In a statement late Friday, the Chinese Embassy in Manila acknowledged that the trawler Yuemaobinyu 42212 had accidentally "bumped into" the Philippine boat and then left due to safety fears.
"The Chinese captain tried to rescue the Filipino fisherman, but was afraid of being besieged by other Filipino fishing boats," the statement said.
The Chinese Embassy went on to say that the incident was not a "hit-and-run" as some Philippine authorities had claimed, because the vessel "confirmed the fishermen from the Filipino boat were rescued."
Philippine Foreign Affairs Secretary Teodoro Locsin said on his personal Twitter account Thursday he had "fired off a diplomatic protest yesterday" on the incident, which he claimed was intentional.
Filipino President Rodrigo Duterte's spokesman, Salvador Panelo, denounced the act as "uncivilized, outrageous and barbaric" in what could be the most serious flare-up between Manila and Beijing in three years.
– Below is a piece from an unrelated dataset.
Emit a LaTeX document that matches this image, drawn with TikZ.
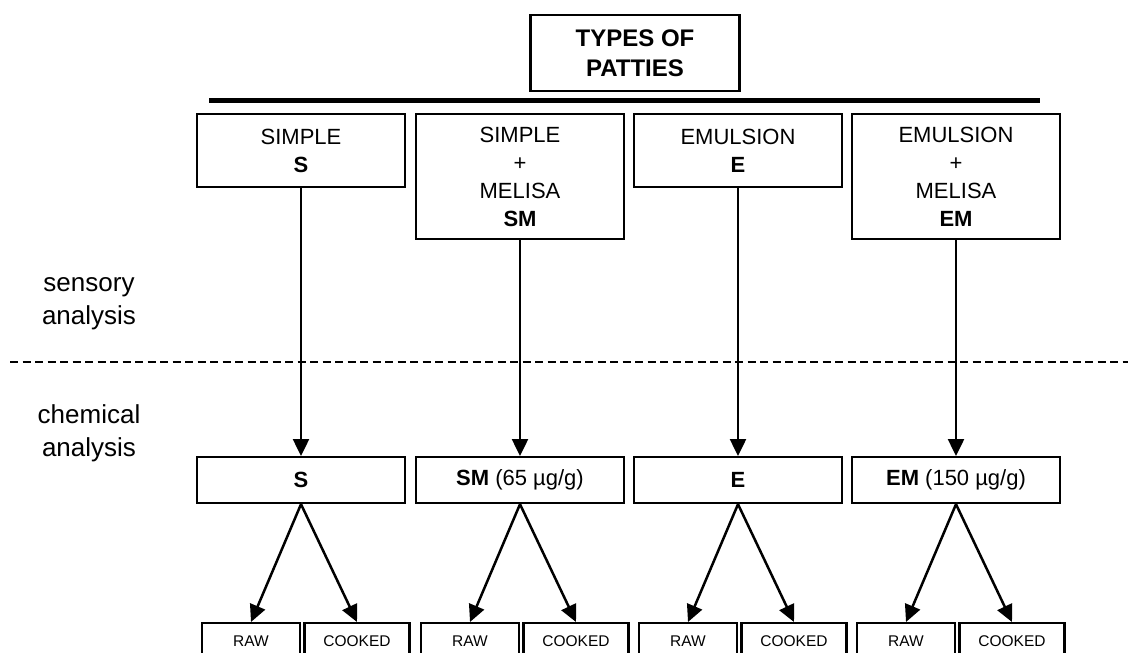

Panelo also called on China to investigate and sanction the trawler's crew members.
"The captain and the crew of the Chinese vessel should not have left the injured party without any assistance. Such act of desertion is inhuman," Panelo claimed in a statement, adding the Chinese crew violated international protocols that require them to assist a vessel in distress.
Duterte may decide to minimize ties or even opt for a more severe response if the issue escalates, according to the spokesman.
Speaking at a regular briefing in Beijing, Chinese Foreign Ministry spokesman Geng Shuang referred to it as an ordinary maritime traffic accident that could be dealt with by proper channels and blamed the media for hyping up the issue.
China is involved in maritime disputes in the South China Sea, where several countries, including Vietnam, Taiwan, Brunei, Malaysia and the Philippines, have overlapping claims.
It has also constructed several artificial islands over the past few years in the South China Sea, in a move that Washington has denounced as a land reclamation project.
The US, which sides with China's rivals in their territorial claims, also sends its warships close to the islands in what it calls "freedom of navigation" patrols.
Back in March, US Secretary of State Mike Pompeo said Washington will defend the Philippines against "armed attack" in the disputed waters.
The US is allied to the Philippines by treaty but Duterte, who took power in 2016, has been more inclined toward China. Under his presidency, the territorial dispute with Beijing has been less emphasized.
Duterte, who has sought Chinese investment in his country, famously unleashed several diatribes against former US president Barack Obama and partially downgraded military ties with America.